--- Supplied records ---

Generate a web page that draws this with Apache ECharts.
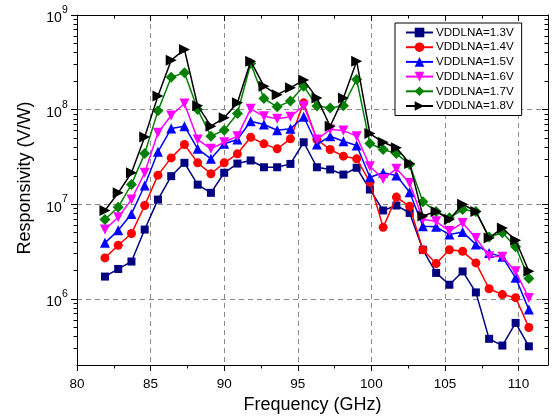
<!DOCTYPE html>
<html>
<head>
<meta charset="utf-8">
<script src="https://cdn.jsdelivr.net/npm/echarts@6/dist/echarts.min.js"></script>
<style>
html,body{margin:0;padding:0;background:#fff;}
#chart{width:555px;height:420px;}
</style>
</head>
<body>
<div id="chart"></div>
<script>
// ---- data ----
var freq = [81.9, 82.8, 83.7, 84.6, 85.5, 86.4, 87.3, 88.2, 89.1, 90.0, 90.9, 91.8, 92.7, 93.6, 94.5, 95.4, 96.3, 97.2, 98.1, 99.0, 99.9, 100.8, 101.7, 102.6, 103.5, 104.4, 105.3, 106.2, 107.1, 108.0, 108.9, 109.8, 110.7];
var v13 = [1.72e6, 2.07e6, 2.48e6, 5.4e6, 1.12e7, 1.98e7, 2.74e7, 1.61e7, 1.32e7, 2.15e7, 2.69e7, 2.9e7, 2.46e7, 2.46e7, 2.67e7, 4.52e7, 2.46e7, 2.33e7, 2.06e7, 2.43e7, 1.43e7, 8.6e6, 9.7e6, 8.1e6, 3.3e6, 1.88e6, 1.41e6, 1.95e6, 1.17e6, 3.78e5, 3.21e5, 5.57e5, 3.15e5];
var v14 = [2.71e6, 3.69e6, 4.9e6, 9.7e6, 2.03e7, 3.09e7, 4.28e7, 2.74e7, 2.1e7, 2.74e7, 3.41e7, 5.1e7, 4.35e7, 3.85e7, 4.91e7, 1.18e8, 4.83e7, 3.79e7, 3.22e7, 3.02e7, 1.71e7, 5.7e6, 1.19e7, 9.5e6, 3.3e6, 2.36e6, 3.3e6, 3.18e6, 2.4e6, 1.28e6, 1.11e6, 1.03e6, 4.98e5];
var v15 = [3.91e6, 5.3e6, 7.9e6, 1.58e7, 3.58e7, 6.3e7, 6.68e7, 3.85e7, 3.02e7, 4.35e7, 4.83e7, 7.54e7, 6.96e7, 6.06e7, 6.26e7, 8.4e7, 4.28e7, 5.24e7, 4.63e7, 4.17e7, 1.93e7, 2.15e7, 2.01e7, 1.34e7, 5.85e6, 5.77e6, 4.78e6, 5.1e6, 3.75e6, 3.06e6, 2.78e6, 1.67e6, 7.7e5];
var v16 = [5.4e6, 7.3e6, 1.12e7, 2.15e7, 5.69e7, 8.66e7, 1.16e8, 4.83e7, 3.85e7, 4.52e7, 5.24e7, 1.02e8, 8.5e7, 8.0e7, 8.4e7, 1.1e8, 4.83e7, 6.16e7, 6.0e7, 5.24e7, 2.52e7, 1.85e7, 2.37e7, 1.68e7, 6.9e6, 6.6e6, 5.2e6, 6.35e6, 4.41e6, 2.82e6, 2.78e6, 1.96e6, 1.02e6];
var v17 = [6.9e6, 9.3e6, 1.62e7, 3.43e7, 9.7e7, 2.2e8, 2.46e8, 1.0e8, 5.24e7, 6.06e7, 9.1e7, 3.07e8, 1.31e8, 1.07e8, 1.23e8, 1.77e8, 1.09e8, 1.04e8, 1.1e8, 2.08e8, 4.38e7, 3.79e7, 3.43e7, 2.63e7, 1.06e7, 8.4e6, 7.2e6, 8.8e6, 8.4e6, 4.5e6, 5.0e6, 3.55e6, 1.64e6];
var v18 = [8.6e6, 1.32e7, 2.15e7, 5.15e7, 1.39e8, 3.33e8, 4.32e8, 1.1e8, 6.68e7, 8.2e7, 1.18e8, 3.25e8, 1.77e8, 1.44e8, 1.7e8, 2.05e8, 1.33e8, 6.68e7, 1.33e8, 3.25e8, 5.59e7, 4.52e7, 3.95e7, 2.69e7, 7.5e6, 8.4e6, 6.9e6, 1.0e7, 8.4e6, 4.41e6, 5.6e6, 4.17e6, 1.96e6];
var seriesNames = ['VDDLNA=1.3V', 'VDDLNA=1.4V', 'VDDLNA=1.5V', 'VDDLNA=1.6V', 'VDDLNA=1.7V', 'VDDLNA=1.8V'];
var xMajorTicks = [80, 85, 90, 95, 100, 105, 110];
var xMinorTicks = [82.5, 87.5, 92.5, 97.5, 102.5, 107.5];
var yDecades = [1e6, 1e7, 1e8, 1e9];
var yMinorMantissas = [2, 3, 4, 5, 6, 7, 8, 9];
var xMin = 80, xMax = 112, yMinVal = 2e5, yMaxVal = 1e9;
var xTitle = 'Frequency (GHz)';
var yTitle = 'Responsivity (V/W)';

// ---- build ----
var FONT = '"Liberation Sans", Arial, sans-serif';
var lg = function (v) { return Math.log10(v); };
var yMajor = yDecades.map(lg);
var yMinor = [];
[1e5, 1e6, 1e7, 1e8].forEach(function (d) {
  yMinorMantissas.forEach(function (m) {
    var v = m * d;
    if (v > yMinVal && v < yMaxVal) yMinor.push(lg(v));
  });
});
var allValues = [v13, v14, v15, v16, v17, v18];
var styles = [
  {color: '#000080', symbol: 'rect', size: 8, rot: 0},
  {color: '#ff0000', symbol: 'circle', size: 9, rot: 0},
  {color: '#0000ff', symbol: 'triangle', size: 10, rot: 0},
  {color: '#ff00ff', symbol: 'triangle', size: 10, rot: 180},
  {color: '#008000', symbol: 'diamond', size: 11, rot: 0},
  {color: '#000000', symbol: 'triangle', size: 11, rot: -90}
];
var series = allValues.map(function (vals, i) {
  var st = styles[i];
  return {
    name: seriesNames[i],
    type: 'line',
    xAxisIndex: 0, yAxisIndex: 0,
    data: vals.map(function (v, k) { return [freq[k], lg(v)]; }),
    symbol: st.symbol,
    symbolSize: st.size,
    symbolRotate: st.rot,
    showAllSymbol: true,
    lineStyle: {color: st.color, width: 1.5},
    itemStyle: {color: st.color},
    emphasis: {disabled: true},
    animation: false,
    z: 3 + i
  };
});

var axisLineStyle = {color: '#000', width: 1};
var tickStyle = {color: '#000', width: 1};
var dash = {color: '#8a8a8a', width: 1, type: [5, 4]};

function xAx(pos, vals, len, inside, main, labels) {
  return {
    type: 'value', min: xMin, max: xMax, position: pos,
    axisLine: {show: main, onZero: false, lineStyle: axisLineStyle},
    axisTick: {show: true, customValues: vals, length: len, inside: inside, lineStyle: tickStyle},
    axisLabel: labels ? {show: true, customValues: xMajorTicks, fontSize: 13.5, margin: 12, color: '#000', fontFamily: FONT} : {show: false},
    splitLine: (labels ? {show: true, lineStyle: dash} : {show: false}),
    name: labels ? xTitle : '',
    nameLocation: 'middle', nameGap: 31,
    nameTextStyle: {fontSize: 18, color: '#000', fontFamily: FONT}
  };
}
function yAx(pos, vals, len, inside, main, labels) {
  return {
    type: 'value', min: lg(yMinVal), max: lg(yMaxVal), position: pos,
    minInterval: 1, maxInterval: 1,
    axisLine: {show: main, onZero: false, lineStyle: axisLineStyle},
    axisTick: {show: true, customValues: vals, length: len, inside: inside, lineStyle: tickStyle},
    axisLabel: labels ? {
      show: true, customValues: yMajor, margin: 9, color: '#000', fontFamily: FONT,
      formatter: function (v) { return '{b|10}{s|' + Math.round(v) + '}{h| }'; },
      rich: {
        b: {fontSize: 14, lineHeight: 14, verticalAlign: 'bottom', fontFamily: FONT, color: '#000'},
        s: {fontSize: 10.5, lineHeight: 10, verticalAlign: 'top', fontFamily: FONT, color: '#000'},
        h: {fontSize: 1, lineHeight: 21}
      }
    } : {show: false},
    splitLine: (labels ? {show: true, lineStyle: dash} : {show: false})
  };
}

var chart = echarts.init(document.getElementById('chart'), null, {renderer: 'canvas'});
chart.setOption({
  backgroundColor: '#fff',
  animation: false,
  textStyle: {fontFamily: FONT},
  grid: {left: 77, right: 7, top: 15, bottom: 55, containLabel: false},
  xAxis: [
    xAx('bottom', xMajorTicks, 6, false, true, true),
    xAx('bottom', xMinorTicks, 3.5, false, false, false),
    xAx('top', xMajorTicks, 6, true, true, false),
    xAx('top', xMinorTicks, 3.5, true, false, false)
  ],
  yAxis: [
    yAx('left', yMajor, 6, false, true, true),
    yAx('left', yMinor, 3.5, false, false, false),
    yAx('right', yMajor, 6, true, true, false),
    yAx('right', yMinor, 3.5, true, false, false)
  ],
  legend: {
    orient: 'vertical', left: 395, top: 23,
    data: seriesNames,
    itemWidth: 27, itemHeight: 12, itemGap: 2.7,
    padding: [3.5, 8, 3.5, 10],
    borderColor: '#000', borderWidth: 1,
    backgroundColor: '#fff',
    textStyle: {fontSize: 11.6, color: '#000', fontFamily: FONT, lineHeight: 10, padding: [0, 0, 0, -2]},
    selectedMode: false
  },
  graphic: [{
    type: 'text', x: 25, y: 178, rotation: Math.PI / 2,
    style: {text: yTitle, fill: '#000', font: '18px ' + FONT, align: 'center', verticalAlign: 'middle', textAlign: 'center', textVerticalAlign: 'middle'}
  }],
  series: series
});
</script>
</body>
</html>
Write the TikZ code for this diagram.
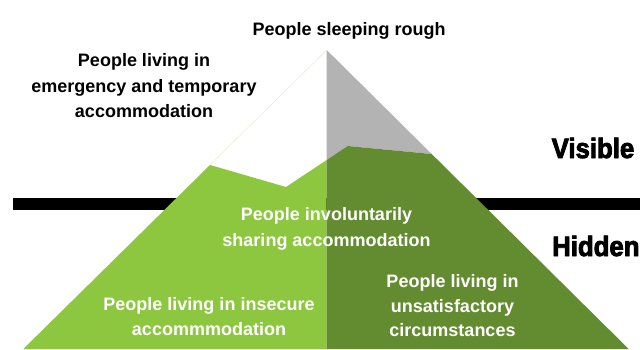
\documentclass[tikz,border=0pt]{standalone}
\usepackage{fontspec}
\setmainfont{Liberation Sans}
\newfontfamily\heavyfont{Liberation Sans}[FakeStretch=0.92,BoldFeatures={FakeBold=3}]
\definecolor{lightgreen}{RGB}{141,198,63}
\definecolor{darkgreen}{RGB}{98,140,47}
\definecolor{rockgrey}{RGB}{179,179,179}
\definecolor{snowedge}{RGB}{232,236,214}
\tikzset{
  darktext/.style={inner sep=0pt,align=center,font=\bfseries\fontsize{18}{25.5}\selectfont},
  lighttext/.style={darktext,text=white},
  sidetitle/.style={inner sep=0pt,anchor=base west,font=\heavyfont\bfseries\fontsize{28}{30}\selectfont}
}

\begin{document}
\begin{tikzpicture}[x=1pt,y=-1pt]
\useasboundingbox (0,0) rectangle (640,349);

% waterline
\fill[black] (13,198) rectangle (640,210);

% tip of the mountain
\fill[rockgrey] (326.7,50) -- ++(105,104) -- ++(-84,-8) -- ++(-21,14) -- cycle;
\draw[snowedge,line width=0.6pt] (326.7,50) -- (210,165);

% body of the mountain, two halves
\fill[lightgreen] (210,165)
 -- ++(76,22) -- ++(40.7,-27) -- (326.7,349) -- (23.3,349) -- cycle;
\fill[darkgreen] (326.7,160)
 -- ++(21,-14) -- ++(84,8) -- (628.7,349) -- (326.7,349) -- cycle;

% texts above the line
\node[darktext,anchor=base] (rough) at (349.2,35) {People sleeping rough};
\node[darktext,anchor=north] (emergency) at (144,53.7)
 {People living in\\emergency and temporary\\accommodation};
\node[sidetitle] (visible) at (551.5,158) {Visible};

% texts below the line
\node[sidetitle] (hidden) at (552,256) {Hidden};
\node[lighttext,anchor=north] (sharing) at (326.5,207.7)
 {People involuntarily\\sharing accommodation};
\node[lighttext,anchor=north] (insecure) at (209,297)
 {People living in insecure\\accommmodation};
\node[lighttext,anchor=north,font=\bfseries\fontsize{18}{24.5}\selectfont] (unsatisfactory) at (452.5,274.7)
 {People living in\\unsatisfactory\\circumstances};

\end{tikzpicture}
\end{document}
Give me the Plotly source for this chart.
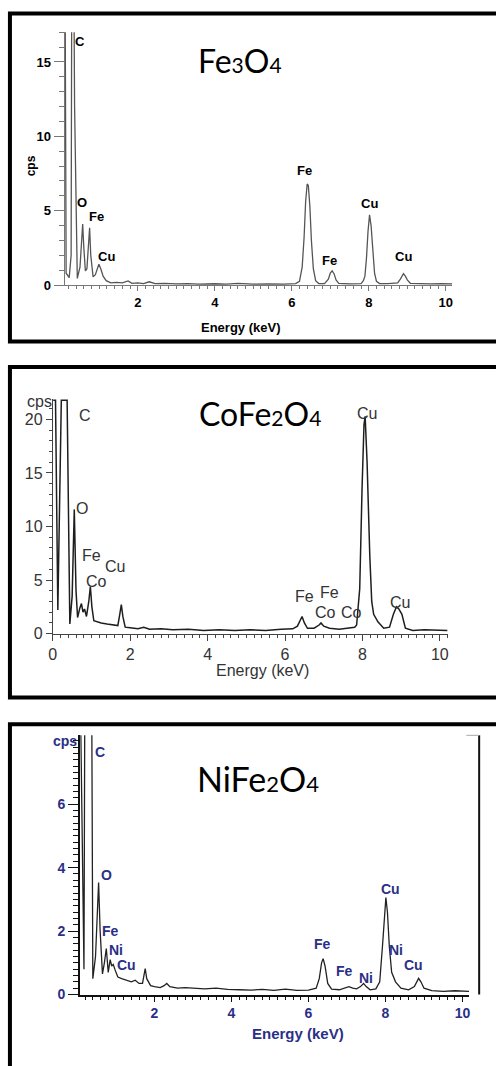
import plotly.graph_objects as go

W, H = 496, 1066

# ---------------- data ----------------
# Panel 1 : Fe3O4
E1 = [0.10, 0.14, 0.22, 0.27, 0.29, 0.33, 0.36, 0.43, 0.50, 0.54, 0.57, 0.60, 0.64, 0.68,
      0.72, 0.75, 0.78, 0.84, 0.90, 0.95, 0.99, 1.04, 1.10, 1.18, 1.30, 1.45, 1.60, 1.75,
      1.85, 2.00, 2.15, 2.30, 2.45, 2.70, 3.00, 3.30, 3.60, 4.00, 4.30, 4.60, 5.00, 5.40,
      5.80, 6.10, 6.20, 6.27, 6.32, 6.36, 6.40, 6.43, 6.47, 6.51, 6.56, 6.62, 6.70, 6.85,
      6.95, 7.00, 7.05, 7.10, 7.15, 7.22, 7.50, 7.80, 7.86, 7.90, 7.94, 7.98, 8.02, 8.06,
      8.10, 8.15, 8.20, 8.28, 8.50, 8.75, 8.82, 8.86, 8.90, 8.95, 9.00, 9.08, 9.30, 9.60,
      9.90, 10.17]
C1 = [30.0, 0.8, 0.5, 2.0, 25.0, 25.0, 12.0, 0.45, 1.2, 3.0, 4.1, 2.5, 0.95, 1.1,
      2.6, 3.85, 2.0, 0.55, 0.7, 1.2, 1.4, 1.1, 0.6, 0.3, 0.15, 0.18, 0.15, 0.28,
      0.12, 0.15, 0.10, 0.22, 0.10, 0.12, 0.08, 0.10, 0.06, 0.09, 0.06, 0.12, 0.07, 0.08,
      0.06, 0.10, 0.25, 1.2, 3.2, 5.6, 6.8, 6.7, 5.3, 3.0, 1.1, 0.3, 0.10, 0.10,
      0.4, 0.8, 0.95, 0.75, 0.35, 0.12, 0.08, 0.10, 0.3, 0.6, 1.8, 3.6, 4.72, 4.0,
      2.2, 0.8, 0.25, 0.10, 0.10, 0.15, 0.4, 0.65, 0.77, 0.6, 0.35, 0.12, 0.10, 0.08,
      0.10, 0.08]

# Panel 2 : CoFe2O4
E2 = [0.01, 0.07, 0.13, 0.22, 0.37, 0.44, 0.50, 0.555, 0.60, 0.64, 0.70, 0.74, 0.78, 0.82,
      0.87, 0.93, 0.97, 1.01, 1.06, 1.15, 1.25, 1.40, 1.55, 1.68, 1.73, 1.77, 1.81, 1.87,
      2.00, 2.20, 2.35, 2.50, 2.80, 3.10, 3.50, 3.90, 4.30, 4.70, 5.10, 5.50, 5.90, 6.20,
      6.32, 6.40, 6.44, 6.50, 6.58, 6.75, 6.88, 6.93, 7.00, 7.15, 7.40, 7.60, 7.80, 7.85,
      7.93, 7.99, 8.04, 8.07, 8.12, 8.19, 8.24, 8.29, 8.40, 8.55, 8.70, 8.80, 8.88, 8.94,
      9.02, 9.11, 9.30, 9.60, 9.90, 10.20]
C2 = [21.8, 21.8, 2.2, 21.8, 21.8, 0.9, 3.5, 11.6, 4.0, 1.5, 2.4, 2.8, 2.0, 2.3,
      1.6, 3.0, 4.4, 2.5, 1.2, 1.1, 1.0, 0.9, 0.8, 0.75, 1.8, 2.7, 1.6, 0.6,
      0.55, 0.45, 0.6, 0.4, 0.45, 0.35, 0.4, 0.3, 0.35, 0.3, 0.35, 0.3, 0.4, 0.45,
      0.7, 1.4, 1.6, 1.0, 0.5, 0.5, 0.8, 1.0, 0.7, 0.5, 0.4, 0.5, 0.6, 0.8,
      4.2, 13.5, 19.5, 20.3, 16.0, 7.3, 3.0, 1.8, 1.1, 0.5, 0.6, 1.8, 2.5, 2.3,
      1.8, 0.5, 0.3, 0.35, 0.3, 0.3]

# Panel 3 : NiFe2O4
E3 = [0.08, 0.17, 0.27, 0.40, 0.47, 0.52, 0.55, 0.59, 0.65, 0.70, 0.75, 0.80, 0.85, 0.89,
      0.93, 0.97, 1.05, 1.15, 1.25, 1.40, 1.50, 1.60, 1.69, 1.73, 1.76, 1.80, 1.90, 2.00,
      2.15, 2.25, 2.32, 2.40, 2.60, 2.80, 3.00, 3.30, 3.60, 3.90, 4.20, 4.50, 4.80, 5.10,
      5.40, 5.70, 6.00, 6.20, 6.28, 6.34, 6.38, 6.43, 6.50, 6.60, 6.80, 6.95, 7.05, 7.15,
      7.25, 7.35, 7.43, 7.50, 7.60, 7.75, 7.85, 7.92, 7.97, 8.01, 8.05, 8.10, 8.16, 8.26,
      8.40, 8.60, 8.75, 8.82, 8.86, 8.92, 9.00, 9.20, 9.50, 9.80, 10.17]
C3 = [9.0, 0.8, 40.0, 0.5, 1.2, 2.8, 3.53, 2.0, 0.65, 1.0, 1.45, 0.7, 1.1, 0.9,
      0.95, 0.8, 0.55, 0.5, 0.45, 0.4, 0.45, 0.35, 0.35, 0.6, 0.82, 0.5, 0.28, 0.25,
      0.22, 0.28, 0.35, 0.25, 0.2, 0.22, 0.2, 0.18, 0.2, 0.16, 0.15, 0.14, 0.16, 0.13,
      0.17, 0.13, 0.14, 0.2, 0.5, 1.0, 1.13, 0.9, 0.35, 0.17, 0.15, 0.22, 0.25, 0.2,
      0.18, 0.25, 0.35, 0.25, 0.15, 0.18, 0.4, 1.5, 2.6, 3.06, 2.6, 1.5, 0.7, 0.4,
      0.2, 0.15, 0.25, 0.45, 0.51, 0.4, 0.2, 0.12, 0.1, 0.12, 0.1]

# peak labels: (text, energy, cps)
L1 = [("C", 0.51, 16.4), ("O", 0.56, 5.57), ("Fe", 0.94, 4.63), ("Cu", 1.20, 1.9),
      ("Fe", 6.34, 7.7), ("Fe", 6.99, 1.63), ("Cu", 8.01, 5.5), ("Cu", 8.89, 1.9)]
L2 = [("C", 0.83, 20.4), ("O", 0.76, 11.7), ("Fe", 1.00, 7.3), ("Cu", 1.61, 6.3),
      ("Co", 1.14, 4.9), ("Fe", 6.50, 3.45), ("Fe", 7.14, 3.8), ("Co", 7.05, 2.0),
      ("Co", 7.73, 2.0), ("Cu", 8.12, 20.6), ("Cu", 8.97, 2.9)]
L3 = [("C", 0.58, 7.65), ("O", 0.75, 3.76), ("Fe", 0.85, 2.0), ("Ni", 1.00, 1.4),
      ("Cu", 1.28, 0.93), ("Fe", 6.36, 1.6), ("Fe", 6.94, 0.74), ("Ni", 7.49, 0.51),
      ("Cu", 8.14, 3.32), ("Ni", 8.26, 1.4), ("Cu", 8.72, 0.93)]

TITLES = ["Fe<span style='font-size:21px'>3</span>O<span style='font-size:21px'>4</span>",
          "CoFe<span style='font-size:21px'>2</span>O<span style='font-size:21px'>4</span>",
          "NiFe<span style='font-size:22px'>2</span>O<span style='font-size:22px'>4</span>"]

X_TICKS = [0, 2, 4, 6, 8, 10]
Y1_TICKS = [0, 5, 10, 15]
Y2_TICKS = [0, 5, 10, 15, 20]
Y3_TICKS = [0, 2, 4, 6]


def fx(p):
    return p / W


def fy(p):
    return 1 - p / H


ARIAL = "Liberation Sans, Arial, sans-serif"
NAVY = "#2b2f86"

fig = go.Figure()
fig.add_trace(go.Scatter(x=E1, y=C1, mode="lines", line=dict(color="#555555", width=1.3),
                         xaxis="x", yaxis="y", showlegend=False, hoverinfo="skip"))
fig.add_trace(go.Scatter(x=E2, y=C2, mode="lines", line=dict(color="#1e1e1e", width=1.5),
                         xaxis="x2", yaxis="y2", showlegend=False, hoverinfo="skip"))
fig.add_trace(go.Scatter(x=E3, y=C3, mode="lines", line=dict(color="#222222", width=1.3),
                         xaxis="x3", yaxis="y3", showlegend=False, hoverinfo="skip"))


def axis(domain, rng, ticks, font, lcol, lw, tlen, mdt, mlen, anchor):
    return dict(domain=domain, range=rng, anchor=anchor, tickmode="array", tickvals=ticks,
                ticks="outside", ticklen=tlen, tickcolor=lcol, tickwidth=1,
                showline=True, linecolor=lcol, linewidth=lw, showgrid=False, zeroline=False,
                tickfont=font, fixedrange=True,
                minor=dict(tickmode="linear", tick0=0, dtick=mdt, ticks="outside",
                           ticklen=mlen, tickcolor=lcol, tickwidth=1, showgrid=False))


f1 = dict(family=ARIAL, size=13, color="black", weight="bold")
f2 = dict(family=ARIAL, size=16, color="#333333")
f3 = dict(family=ARIAL, size=14, color=NAVY, weight="bold")

layout = dict(
    width=W, height=H, autosize=False, margin=dict(l=0, r=0, t=0, b=0),
    paper_bgcolor="white", plot_bgcolor="white",
    xaxis=axis([fx(61.2), fx(452.9)], [0.1, 10.17], X_TICKS, f1, "#777777", 1, 5, 0.2, 3, "y"),
    yaxis=axis([fy(287.5), fy(32.5)], [0, 17], Y1_TICKS, f1, "#777777", 1, 10, 1, 5, "x"),
    xaxis2=axis([fx(49.3), fx(448.1)], [0, 10.2], X_TICKS, f2, "#444444", 1, 6, 0.2, 3, "y2"),
    yaxis2=axis([fy(639), fy(402.5)], [0, 21.9], Y2_TICKS, f2, "#444444", 1, 6, 1, 3, "x2"),
    xaxis3=axis([fx(76.9), fx(469.8)], [0.07, 10.17], X_TICKS, f3, "#111111", 2, 5, 0.2, 3, "y3"),
    yaxis3=axis([fy(1003), fy(741.6)], [0, 8.17], Y3_TICKS, f3, "#111111", 2, 10, 0.2, 5, "x3"),
)
fig.update_layout(**layout)

ann = []
for lab, ref, fnt in ((L1, ("x", "y"), f1), (L2, ("x2", "y2"), f2), (L3, ("x3", "y3"), f3)):
    for t, xv, yv in lab:
        ann.append(dict(text=t, x=xv, y=yv, xref=ref[0], yref=ref[1], showarrow=False,
                        xanchor="center", yanchor="middle", font=fnt))


def paper_text(text, x, y, font, angle=0):
    return dict(text=text, x=fx(x), y=fy(y), xref="paper", yref="paper", showarrow=False,
                xanchor="center", yanchor="middle", textangle=angle, font=font)


tfont = dict(family="Lato, Carlito, sans-serif", size=32, color="black")
ann.append(paper_text(TITLES[0], 238, 61, tfont))
ann.append(paper_text(TITLES[1], 259, 417, tfont))
ann.append(paper_text(TITLES[2], 257, 785, dict(family="Lato, Carlito, sans-serif", size=34, color="black")))

# axis titles
ann.append(paper_text("cps", 27, 167, dict(family=ARIAL, size=12, color="black", weight="bold"), -90))
ann.append(paper_text("Energy (keV)", 239, 330, dict(family=ARIAL, size=13, color="black", weight="bold")))
ann.append(paper_text("cps", 36, 405, f2))
ann.append(paper_text("Energy (keV)", 261, 676, dict(family=ARIAL, size=16, color="#333333")))
ann.append(paper_text("cps", 62, 747, f3))
ann.append(paper_text("Energy (keV)", 297, 1042, dict(family=ARIAL, size=15, color=NAVY, weight="bold")))
fig.update_layout(annotations=ann)

shapes = []
for top, bot in ((13.5, 344.5), (370, 703.5), (730.5, 1080)):
    shapes.append(dict(type="rect", xref="paper", yref="paper", x0=fx(6), x1=fx(510),
                       y0=fy(bot), y1=fy(top), line=dict(color="black", width=4)))
shapes.append(dict(type="line", xref="paper", yref="paper", x0=fx(480), x1=fx(480),
                   y0=fy(1003), y1=fy(741.6), line=dict(color="#111111", width=2)))
shapes.append(dict(type="line", xref="paper", yref="paper", x0=fx(467), x1=fx(480),
                   y0=fy(741.6), y1=fy(741.6), line=dict(color="#aaaaaa", width=1)))
fig.update_layout(shapes=shapes)

fig.write_html("out.html", config={"displayModeBar": False},
               post_script="document.body.style.margin='0';document.body.style.overflow='hidden';")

---

● **Task prompt**:
Retype, word for word, only the lines from the one containing "Give me the Plotly source for this chart." through the one containing "W, H = 496, 1066", both included, and leave out any pictures.

● **Written solution**:
Give me the Plotly source for this chart.
import plotly.graph_objects as go

W, H = 496, 1066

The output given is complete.